In the field bee-eaters—at least most kinds of Merops—come over as alert and vivacious birds: it is one of their more appealing characteristics. True to their name, they do indeed feed mainly on bees and related Hymenoptera. Such insects fly fast or are manoeuvrable, or both, which dictates that their avian predators shall prey on them in open situations—it follows that bee-eaters are conspicuous birds, perching in the open and often darting out after a passing insect. They spend the greater part of the day hunting, and their eminent watchability is enhanced by their generally permitting close approach. Carmine Bee-eaters M. nubicus frequently forage not from a perch but high in the sky, sailing around on the acute triangles of their wings in a leisurely-looking way and, with a few quick beats, effortlessly twisting after an insect. A few other large bee-eaters hunt likewise, and even the smallest ones, flycatching from their look-out perches, have the same enviable mastery of flight (although by no means are their sallies always successful). Continuous small postural movements show that a perched bee-eater, when not engaged in preening or interacting with others of its kind, is ever searching for food: looking to right and left, cocking an eye to the sky, following with turning head the flight of an insect at grass level, or starting forward with quarter-opened wings (an ā€˜intention movement’) before deciding better of it.
Those lucky enough to have watched birds in Africa or to have encountered bee-eaters in Europe, Asia or Australasia will know that these attractive birds are lively not only in pursuit of prey but also in interactions with others of their species. In even the least gregarious sort, singletons are rarely found and occurrence in pairs or family parties is the rule. A bird keeps close company with its fellows; they habitually perch close, even huddled up against each other, and pursue the same activity all together, wheeling round, preening, feeding or bathing. In the execution of commonplace daily activities they seem to show a degree of mutualism, as if seeking security in numbers and comfort in the reciprocation of behaviour.
Although without any great variety of expression they are quite vocal, the common voices being contact-calls pleasing to the human ear, rolling pruuik-pruuik’s and the like. High-flying flocks of migrants and the hubbub of a large nesting colony can be heard a kilometre away. At colonies much of the noise is of greeting and strident bickering, yet for all their rivalries and aerial chases they never inflict any physical damage upon one another, and in fact a much more evident feature of bee-eater society is the tenacity of individual bonds, A notable characteristic of many species, and one that has been the principal target of recent researches on the Meropidae, is the co-operation at the nest between the parents and one or several helpers, which undoubtedly ameliorates the often precarious lot of the nestlings.

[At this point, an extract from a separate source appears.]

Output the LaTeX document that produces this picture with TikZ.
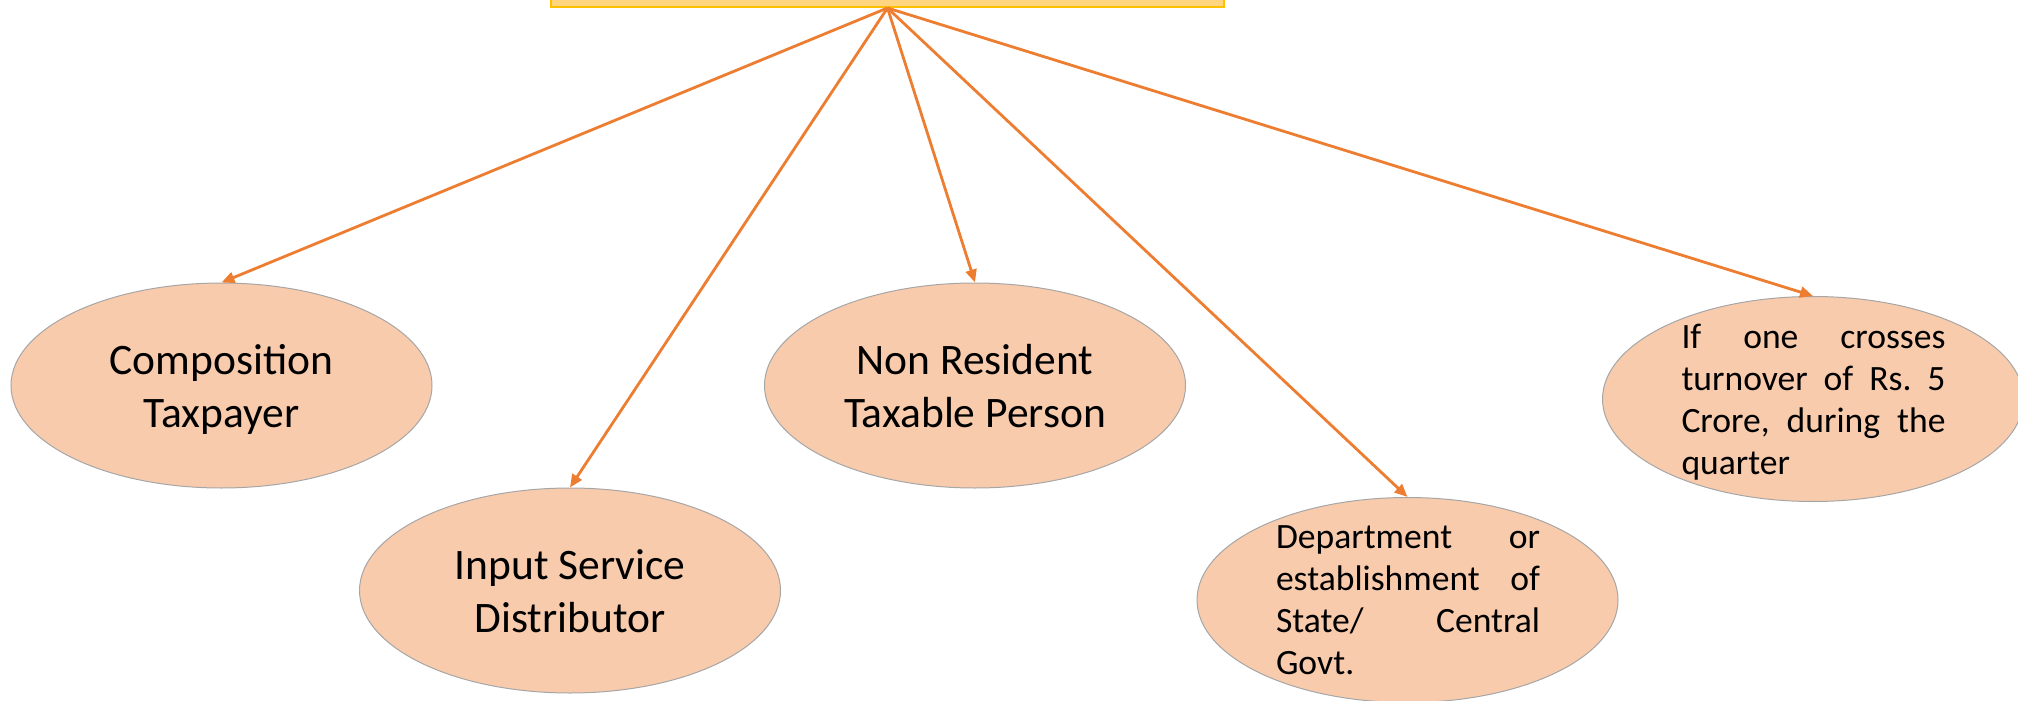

A large number of birds, as well as a few mammals, are known to eat social bees and wasps from time to time, not only the stingless males or drones but also the stinging and often highly dangerous sterile females or workers; to justify the risks involved—risks if the predator knows the danger—the rewards are probably high with the bee or wasp a money-for-jam meal. In warm climates ants, wasps, bees and such like hymenopterans, many venomous, are abundant and they form a high proportion of daytime-flying insects. But surprisingly few birds have evolved in any sense as professional bee and wasp predators, and paramount amongst them are the bee-eaters of the Old World tropics and, in the New, the unrelated but extraordinarily convergent jacamars (Galbulidae). Whether the last have any obvious ways of devenoming bees is not known; but bee-eaters certainly have. Except for Carmines, which sometimes evidently de-sting bees without breaking flight, bee-eaters always return with a captured bee to their perch. There they deftly juggle it until it is held crosswise at the tip of the mandibles, near the end of the abdomen. Bouts of hitting the head end of the insect to one side of the perch alternate with rapid rubs of the tail with its sting to the other, like somebody vigorously using an india-rubber. I call it bee-rubbing and it is peculiar to the treatment of stinging Hymenoptera.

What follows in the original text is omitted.